Australia’s relations with Burma have generally balanced practical engagement for democratic change with consistent criticism of the appalling human rights abuses committed during military rule. Australia has been a generous aid donor, providing assistance to refugees on the Thai-Burma border, resettling thousands of long-term refugees in Australia, and helping fund the country’s health and education sectors, so degraded after decades of inept military governance.
But as a generous donor and investor, Bishop should tell Thein Sein his bid to reform Burma will be derailed unless he addresses several key rights issues.

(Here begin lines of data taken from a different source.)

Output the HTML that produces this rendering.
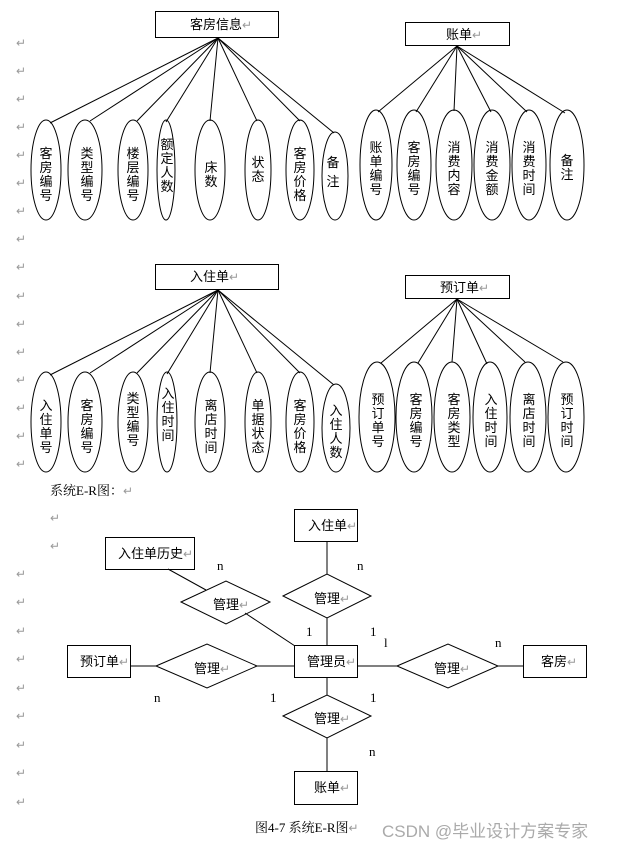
<!DOCTYPE html>
<html><head><meta charset="utf-8"><style>
body{margin:0;background:#fff;width:626px;height:852px;overflow:hidden}
svg{display:block}
text{font-family:"Liberation Sans","Noto Sans CJK SC",sans-serif;font-size:13px;fill:#000}
.r{fill:#999;font-size:12px}
.s{font-family:"Liberation Serif","Noto Serif CJK SC",serif;font-size:13px}
</style></head><body>
<svg width="626" height="852" xmlns="http://www.w3.org/2000/svg">
<g fill="none" stroke="#000" stroke-width="1">
<!-- section 1 -->
<rect x="155.5" y="11.5" width="123" height="26"/>
<line x1="218" y1="38" x2="50" y2="123"/><line x1="218" y1="38" x2="90" y2="121"/><line x1="218" y1="38" x2="137" y2="121"/><line x1="218" y1="38" x2="166" y2="122"/><line x1="218" y1="38" x2="210" y2="121"/><line x1="218" y1="38" x2="257" y2="121"/><line x1="218" y1="38" x2="300" y2="121"/><line x1="218" y1="38" x2="334" y2="133"/>
<ellipse cx="46" cy="170" rx="15" ry="50"/><ellipse cx="85" cy="170" rx="17" ry="50"/><ellipse cx="133" cy="170" rx="15" ry="50"/><ellipse cx="166" cy="170" rx="9" ry="50"/><ellipse cx="210" cy="170" rx="15" ry="50"/><ellipse cx="258" cy="170" rx="13" ry="50"/><ellipse cx="300" cy="170" rx="14" ry="50"/><ellipse cx="335" cy="176" rx="13" ry="44"/>
<rect x="405.5" y="22.5" width="104" height="23"/>
<line x1="457" y1="46" x2="378" y2="112"/><line x1="457" y1="46" x2="416" y2="112"/><line x1="457" y1="46" x2="454" y2="111"/><line x1="457" y1="46" x2="491" y2="112"/><line x1="457" y1="46" x2="527" y2="112"/><line x1="457" y1="46" x2="565" y2="113"/>
<ellipse cx="376" cy="165" rx="16" ry="55"/><ellipse cx="414" cy="165" rx="17" ry="55"/><ellipse cx="454" cy="165" rx="18" ry="55"/><ellipse cx="492" cy="165" rx="18" ry="55"/><ellipse cx="529" cy="165" rx="17" ry="55"/><ellipse cx="567" cy="165" rx="17" ry="55"/>
<!-- section 2 -->
<rect x="155.5" y="264.5" width="123" height="25"/>
<line x1="218" y1="290" x2="50" y2="375"/><line x1="218" y1="290" x2="90" y2="373"/><line x1="218" y1="290" x2="137" y2="373"/><line x1="218" y1="290" x2="167" y2="374"/><line x1="218" y1="290" x2="210" y2="373"/><line x1="218" y1="290" x2="257" y2="373"/><line x1="218" y1="290" x2="300" y2="373"/><line x1="218" y1="290" x2="334" y2="385"/>
<ellipse cx="46" cy="422" rx="15" ry="50"/><ellipse cx="85" cy="422" rx="17" ry="50"/><ellipse cx="133" cy="422" rx="15" ry="50"/><ellipse cx="167" cy="422" rx="10" ry="50"/><ellipse cx="210" cy="422" rx="15" ry="50"/><ellipse cx="258" cy="422" rx="13" ry="50"/><ellipse cx="300" cy="422" rx="14" ry="50"/><ellipse cx="336" cy="428" rx="14" ry="44"/>
<rect x="405.5" y="275.5" width="104" height="23"/>
<line x1="457" y1="299" x2="381" y2="363"/><line x1="457" y1="299" x2="418" y2="363"/><line x1="457" y1="299" x2="452" y2="362"/><line x1="457" y1="299" x2="487" y2="364"/><line x1="457" y1="299" x2="525" y2="362"/><line x1="457" y1="299" x2="563" y2="362"/>
<ellipse cx="377" cy="417" rx="18" ry="55"/><ellipse cx="414" cy="417" rx="18" ry="55"/><ellipse cx="452" cy="417" rx="18" ry="55"/><ellipse cx="490" cy="417" rx="17" ry="55"/><ellipse cx="528" cy="417" rx="18" ry="55"/><ellipse cx="566" cy="417" rx="18" ry="55"/>
<!-- ER -->
<rect x="294.5" y="509.5" width="63" height="32"/>
<rect x="105.5" y="537.5" width="89" height="32"/>
<rect x="67.5" y="645.5" width="63" height="32"/>
<rect x="294.5" y="645.5" width="63" height="32"/>
<rect x="523.5" y="645.5" width="63" height="32"/>
<rect x="294.5" y="771.5" width="63" height="33"/>
<polygon points="283,596 327,574 371,596 327,618"/>
<polygon points="181,602 226,581 270,602 226,624"/>
<polygon points="156,666 207,644 257,666 207,688"/>
<polygon points="397,666 448,644 498,666 448,688"/>
<polygon points="283,716 327,695 371,716 327,738"/>
<line x1="327" y1="541" x2="327" y2="574"/><line x1="327" y1="618" x2="327" y2="645"/>
<line x1="168" y1="569" x2="206" y2="590"/><line x1="245" y1="613" x2="295" y2="646"/>
<line x1="131" y1="666" x2="156" y2="666"/><line x1="257" y1="666" x2="294" y2="666"/>
<line x1="358" y1="666" x2="397" y2="666"/><line x1="498" y1="666" x2="523" y2="666"/>
<line x1="327" y1="677" x2="327" y2="695"/><line x1="327" y1="738" x2="327" y2="771"/>
</g>
<g>
<text x="190" y="29">客房信息<tspan class="r">↵</tspan></text>
<text x="446" y="39">账单<tspan class="r">↵</tspan></text>
<text x="190" y="281">入住单<tspan class="r">↵</tspan></text>
<text x="440" y="292">预订单<tspan class="r">↵</tspan></text>
</g>
<g text-anchor="middle">
<text x="46" y="158">客<tspan x="46" dy="14">房</tspan><tspan x="46" dy="14">编</tspan><tspan x="46" dy="14">号</tspan></text>
<text x="87" y="158">类<tspan x="87" dy="14">型</tspan><tspan x="87" dy="14">编</tspan><tspan x="87" dy="14">号</tspan></text>
<text x="133" y="158">楼<tspan x="133" dy="14">层</tspan><tspan x="133" dy="14">编</tspan><tspan x="133" dy="14">号</tspan></text>
<text x="167" y="149">额<tspan x="167" dy="14">定</tspan><tspan x="167" dy="14">人</tspan><tspan x="167" dy="14">数</tspan></text>
<text x="211" y="172">床<tspan x="211" dy="14">数</tspan></text>
<text x="258" y="167">状<tspan x="258" dy="14">态</tspan></text>
<text x="300" y="158">客<tspan x="300" dy="14">房</tspan><tspan x="300" dy="14">价</tspan><tspan x="300" dy="14">格</tspan></text>
<text x="333" y="167">备<tspan x="333" dy="19">注</tspan></text>
<text x="376" y="152">账<tspan x="376" dy="14">单</tspan><tspan x="376" dy="14">编</tspan><tspan x="376" dy="14">号</tspan></text>
<text x="414" y="152">客<tspan x="414" dy="14">房</tspan><tspan x="414" dy="14">编</tspan><tspan x="414" dy="14">号</tspan></text>
<text x="454" y="152">消<tspan x="454" dy="14">费</tspan><tspan x="454" dy="14">内</tspan><tspan x="454" dy="14">容</tspan></text>
<text x="492" y="152">消<tspan x="492" dy="14">费</tspan><tspan x="492" dy="14">金</tspan><tspan x="492" dy="14">额</tspan></text>
<text x="529" y="152">消<tspan x="529" dy="14">费</tspan><tspan x="529" dy="14">时</tspan><tspan x="529" dy="14">间</tspan></text>
<text x="567" y="165">备<tspan x="567" dy="14">注</tspan></text>
<text x="46" y="410">入<tspan x="46" dy="14">住</tspan><tspan x="46" dy="14">单</tspan><tspan x="46" dy="14">号</tspan></text>
<text x="87" y="410">客<tspan x="87" dy="14">房</tspan><tspan x="87" dy="14">编</tspan><tspan x="87" dy="14">号</tspan></text>
<text x="133" y="403">类<tspan x="133" dy="14">型</tspan><tspan x="133" dy="14">编</tspan><tspan x="133" dy="14">号</tspan></text>
<text x="168" y="398">入<tspan x="168" dy="14">住</tspan><tspan x="168" dy="14">时</tspan><tspan x="168" dy="14">间</tspan></text>
<text x="211" y="410">离<tspan x="211" dy="14">店</tspan><tspan x="211" dy="14">时</tspan><tspan x="211" dy="14">间</tspan></text>
<text x="258" y="410">单<tspan x="258" dy="14">据</tspan><tspan x="258" dy="14">状</tspan><tspan x="258" dy="14">态</tspan></text>
<text x="300" y="410">客<tspan x="300" dy="14">房</tspan><tspan x="300" dy="14">价</tspan><tspan x="300" dy="14">格</tspan></text>
<text x="336" y="415">入<tspan x="336" dy="14">住</tspan><tspan x="336" dy="14">人</tspan><tspan x="336" dy="14">数</tspan></text>
<text x="378" y="404">预<tspan x="378" dy="14">订</tspan><tspan x="378" dy="14">单</tspan><tspan x="378" dy="14">号</tspan></text>
<text x="416" y="404">客<tspan x="416" dy="14">房</tspan><tspan x="416" dy="14">编</tspan><tspan x="416" dy="14">号</tspan></text>
<text x="454" y="404">客<tspan x="454" dy="14">房</tspan><tspan x="454" dy="14">类</tspan><tspan x="454" dy="14">型</tspan></text>
<text x="491" y="404">入<tspan x="491" dy="14">住</tspan><tspan x="491" dy="14">时</tspan><tspan x="491" dy="14">间</tspan></text>
<text x="529" y="404">离<tspan x="529" dy="14">店</tspan><tspan x="529" dy="14">时</tspan><tspan x="529" dy="14">间</tspan></text>
<text x="567" y="404">预<tspan x="567" dy="14">订</tspan><tspan x="567" dy="14">时</tspan><tspan x="567" dy="14">间</tspan></text>
</g>
<g>
<text x="50" y="495" class="s">系统E-R图：<tspan class="r">↵</tspan></text>
<text x="308" y="530">入住单<tspan class="r">↵</tspan></text>
<text x="118" y="558">入住单历史<tspan class="r">↵</tspan></text>
<text x="80" y="666">预订单<tspan class="r">↵</tspan></text>
<text x="307" y="666">管理员<tspan class="r">↵</tspan></text>
<text x="541" y="666">客房<tspan class="r">↵</tspan></text>
<text x="314" y="792">账单<tspan class="r">↵</tspan></text>
<text x="314" y="603">管理<tspan class="r">↵</tspan></text>
<text x="213" y="609">管理<tspan class="r">↵</tspan></text>
<text x="194" y="673">管理<tspan class="r">↵</tspan></text>
<text x="434" y="673">管理<tspan class="r">↵</tspan></text>
<text x="314" y="723">管理<tspan class="r">↵</tspan></text>
<text x="217" y="570" class="s">n</text>
<text x="357" y="570" class="s">n</text>
<text x="306" y="636" class="s">1</text>
<text x="370" y="636" class="s">1</text>
<text x="384" y="647" class="s">l</text>
<text x="495" y="647" class="s">n</text>
<text x="154" y="702" class="s">n</text>
<text x="270" y="702" class="s">1</text>
<text x="370" y="702" class="s">1</text>
<text x="369" y="756" class="s">n</text>
<text x="255" y="832" class="s">图4-7 系统E-R图<tspan class="r">↵</tspan></text>
<text x="382" y="837" style="fill:#aaa;font-size:17px">CSDN @毕业设计方案专家</text>
</g>
<g>
<text x="16" y="47" class="r">↵</text><text x="16" y="75" class="r">↵</text><text x="16" y="103" class="r">↵</text><text x="16" y="131" class="r">↵</text><text x="16" y="159" class="r">↵</text><text x="16" y="187" class="r">↵</text><text x="16" y="215" class="r">↵</text><text x="16" y="243" class="r">↵</text><text x="16" y="271" class="r">↵</text><text x="16" y="300" class="r">↵</text><text x="16" y="328" class="r">↵</text><text x="16" y="356" class="r">↵</text><text x="16" y="384" class="r">↵</text><text x="16" y="412" class="r">↵</text><text x="16" y="440" class="r">↵</text><text x="16" y="468" class="r">↵</text>
<text x="50" y="522" class="r">↵</text><text x="50" y="550" class="r">↵</text>
<text x="16" y="578" class="r">↵</text><text x="16" y="606" class="r">↵</text><text x="16" y="635" class="r">↵</text><text x="16" y="663" class="r">↵</text><text x="16" y="692" class="r">↵</text><text x="16" y="720" class="r">↵</text><text x="16" y="749" class="r">↵</text><text x="16" y="777" class="r">↵</text><text x="16" y="806" class="r">↵</text>
</g>
</svg>
</body></html>
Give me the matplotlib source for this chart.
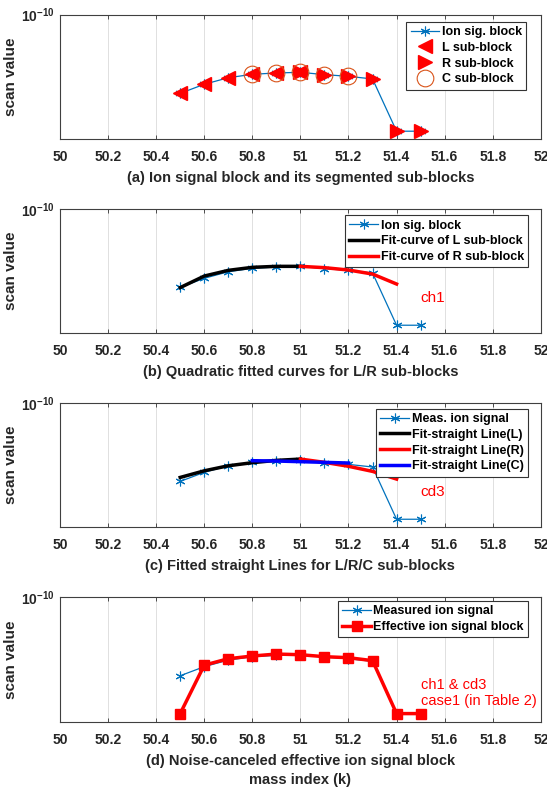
import matplotlib
matplotlib.use('Agg')
import matplotlib.pyplot as plt
from matplotlib.ticker import NullLocator
import numpy as np

plt.rcParams['font.family'] = ['Liberation Sans', 'DejaVu Sans']
plt.rcParams['mathtext.fontset'] = 'custom'
plt.rcParams['mathtext.bf'] = 'Liberation Sans:bold'
plt.rcParams['mathtext.rm'] = 'Liberation Sans'

# data
mass = [50.5, 50.6, 50.7, 50.8, 50.9, 51.0, 51.1, 51.2, 51.3, 51.4, 51.5]
meas = [3.62e-11, 4.07e-11, 4.43e-11, 4.63e-11, 4.71e-11, 4.75e-11,
        4.61e-11, 4.51e-11, 4.36e-11, 2.22e-11, 2.22e-11]

mass_L = [50.5, 50.6, 50.7, 50.8, 50.9, 51.0]
mass_R = [51.0, 51.1, 51.2, 51.3, 51.4, 51.5]
mass_C = [50.8, 50.9, 51.0, 51.1, 51.2]
sub_L = [3.62e-11, 4.07e-11, 4.43e-11, 4.63e-11, 4.71e-11, 4.75e-11]
sub_R = [4.75e-11, 4.61e-11, 4.51e-11, 4.36e-11, 2.22e-11, 2.22e-11]
sub_C = [4.63e-11, 4.71e-11, 4.75e-11, 4.61e-11, 4.51e-11]

# (b) quadratic fitted curves
fitc_xL = [50.5, 50.6, 50.7, 50.8, 50.9, 51.0]
fitc_L = [3.61e-11, 4.19e-11, 4.51e-11, 4.69e-11, 4.75e-11, 4.75e-11]
fitc_xR = [51.0, 51.1, 51.2, 51.3, 51.4]
fitc_R = [4.75e-11, 4.67e-11, 4.53e-11, 4.30e-11, 3.78e-11]

# (c) fitted straight lines
fitl_xL = [50.5, 50.6, 50.7, 50.8, 50.9, 51.0]
fitl_L = [3.81e-11, 4.15e-11, 4.43e-11, 4.61e-11, 4.75e-11, 4.83e-11]
fitl_xR = [51.0, 51.1, 51.2, 51.3, 51.4]
fitl_R = [4.83e-11, 4.63e-11, 4.40e-11, 4.12e-11, 3.73e-11]
fitl_xC = [50.8, 50.9, 51.0, 51.1, 51.2]
fitl_C = [4.73e-11, 4.71e-11, 4.67e-11, 4.63e-11, 4.59e-11]

# (d) effective block
effective = [2.22e-11, 4.15e-11, 4.51e-11, 4.67e-11, 4.79e-11, 4.75e-11,
             4.63e-11, 4.57e-11, 4.40e-11, 2.22e-11, 2.22e-11]

xticks = [50, 50.2, 50.4, 50.6, 50.8, 51, 51.2, 51.4, 51.6, 51.8, 52]
xticklabels = ['50', '50.2', '50.4', '50.6', '50.8', '51', '51.2', '51.4', '51.6', '51.8', '52']
captions = ['(a) Ion signal block and its segmented sub-blocks',
            '(b) Quadratic fitted curves for L/R sub-blocks',
            '(c) Fitted straight Lines for L/R/C sub-blocks',
            '(d) Noise-canceled effective ion signal block\nmass index (k)']

BLUE = (0, 0.447, 0.741)
ORANGE = (0.85, 0.325, 0.098)
AST = (6, 2, 0)   # asterisk marker like matlab '*'

fig = plt.figure(figsize=(5.47, 7.90), dpi=100)
bottoms = [0.8237, 0.5781, 0.3325, 0.0865]
axes = [fig.add_axes([0.1097, b, 0.879, 0.1577]) for b in bottoms]


def style_ax(ax, caption):
    ax.set_yscale('log')
    ax.set_xlim(50, 52)
    ax.set_ylim(2e-11, 1e-10)
    ax.set_xticks(xticks)
    ax.set_xticklabels(xticklabels, fontweight='bold', fontsize=10, color='0.15')
    ax.set_yticks([1e-10])
    ax.set_yticklabels([r'$\mathbf{10^{-10}}$'], fontsize=10, color='0.15')
    ax.yaxis.set_minor_locator(NullLocator())
    ax.tick_params(axis='x', direction='in', top=True, length=3, width=0.6,
                   color='0.2', pad=8)
    ax.tick_params(axis='y', direction='in', right=True, length=3, width=0.6,
                   color='0.2', pad=4)
    ax.grid(True, color='0.88', linewidth=0.7)
    ax.set_axisbelow(True)
    for s in ax.spines.values():
        s.set_color('0.25')
        s.set_linewidth(0.8)
    ax.set_ylabel('scan value', fontweight='bold', fontsize=11, color='0.15')
    ax.yaxis.set_label_coords(-0.087, 0.5)
    ax.set_xlabel(caption, fontweight='bold', fontsize=10.5, labelpad=5,
                  color='0.15', linespacing=1.45)


def add_legend(ax, anchor):
    leg = ax.legend(loc='upper right', bbox_to_anchor=anchor, borderaxespad=0,
                    prop={'weight': 'bold', 'size': 9}, fancybox=False,
                    framealpha=1, edgecolor='0.2', handlelength=2.3,
                    handletextpad=0.2, labelspacing=0.3, borderpad=0.35)
    leg.get_frame().set_linewidth(0.8)
    return leg


# (a)
ax = axes[0]
ax.plot(mass, meas, '-', marker=AST, color=BLUE, lw=0.9, ms=7, mew=0.8,
        label='Ion sig. block')
ax.plot(mass_L, sub_L, '<', color='red', ms=9.5, ls='none', label='L sub-block')
ax.plot(mass_R, sub_R, '>', color='red', ms=9.5, ls='none', label='R sub-block')
ax.plot(mass_C, sub_C, 'o', mec=ORANGE, mfc='none', ms=12, mew=0.8, ls='none',
        label='C sub-block')
style_ax(ax, captions[0])
add_legend(ax, (0.970, 0.944))

# (b)
ax = axes[1]
ax.plot(mass, meas, '-', marker=AST, color=BLUE, lw=0.9, ms=7, mew=0.8,
        label='Ion sig. block')
ax.plot(fitc_xL, fitc_L, '-', color='black', lw=2.5, label='Fit-curve of L sub-block')
ax.plot(fitc_xR, fitc_R, '-', color='red', lw=2.5, label='Fit-curve of R sub-block')
ax.text(51.5, 10 ** (-10 - 0.718 * np.log10(5)), 'ch1', color='red', fontsize=11,
        va='center', ha='left')
style_ax(ax, captions[1])
add_legend(ax, (0.974, 0.948))

# (c)
ax = axes[2]
ax.plot(mass, meas, '-', marker=AST, color=BLUE, lw=0.9, ms=7, mew=0.8,
        label='Meas. ion signal')
ax.plot(fitl_xL, fitl_L, '-', color='black', lw=2.5, label='Fit-straight Line(L)')
ax.plot(fitl_xR, fitl_R, '-', color='red', lw=2.5, label='Fit-straight Line(R)')
ax.plot(fitl_xC, fitl_C, '-', color='blue', lw=2.5, label='Fit-straight Line(C)')
ax.text(51.5, 10 ** (-10 - 0.713 * np.log10(5)), 'cd3', color='red', fontsize=11,
        va='center', ha='left')
style_ax(ax, captions[2])
add_legend(ax, (0.973, 0.952))

# (d)
ax = axes[3]
ax.plot(mass, meas, '-', marker=AST, color=BLUE, lw=0.9, ms=7, mew=0.8,
        label='Measured ion signal')
ax.plot(mass, effective, '-s', color='red', lw=2.5, ms=6.5, label='Effective ion signal block')
ax.text(51.5, 10 ** (-10 - 0.77 * np.log10(5)), 'ch1 & cd3\ncase1 (in Table 2)',
        color='red', fontsize=10.5, va='center', ha='left', linespacing=1.15)
style_ax(ax, captions[3])
add_legend(ax, (0.974, 0.97))

fig.savefig('out.png', dpi=100)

Her first message needs to be that ongoing mistreatment of the stateless Rohingya is unacceptable. Of course, Australia’s own appalling record on asylum seekers will render these concerns hypocritical, so Bishop should remind Burma that its repression of the Rohingya is fuelling a growing exodus that’s affecting the whole region: 86,000 Rohingya have fled to Thailand, Malaysia, Indonesia and Australia since 2012.
The Australian government has been far too timid on the Rohingya issue to date: when Immigration Minister Scott Morrison went to the country in February he visited camps, but failed to make any public statements calling on Burma to address the abuses from which the Rohingya are fleeing.
Bishop has said women’s empowerment will be a key priority of her visit. As such, she should raise concerns over proposed religious laws, especially a draft marriage bill that will restrict interfaith marriage. Under the proposed law, non-Buddhists who fail to convert to Buddhism before marrying a Buddhist, or don’t seek written consent from the parents of the bride, face a 10-year prison term. Bishop should make it clear that such laws are not only discriminatory, but will further inflame inter-communal hatred.
Australia’s aid package also includes assistance to Burma’s lucrative yet opaque and corrupt mining sector, which has bred a litany of concerns over land grabs and environmental damage. As a recent report from Global Witness has highlighted, there is too little transparency in Burma’s extractive industry and Australia’s assistance should be designed to compel this sector to become genuinely rights respecting and open, and ultimately benefit more than just a handful of foreign investors and those with military connections.
Bishop should make it clear that, while Canberra will continue to support genuine reform, if Burma allows hatred, violence and exclusion to flourish unchecked, the very reform process Australia is investing in will be derailed.
David Scott Mathieson is a senior researcher in the Asia Division of Human Rights Watch.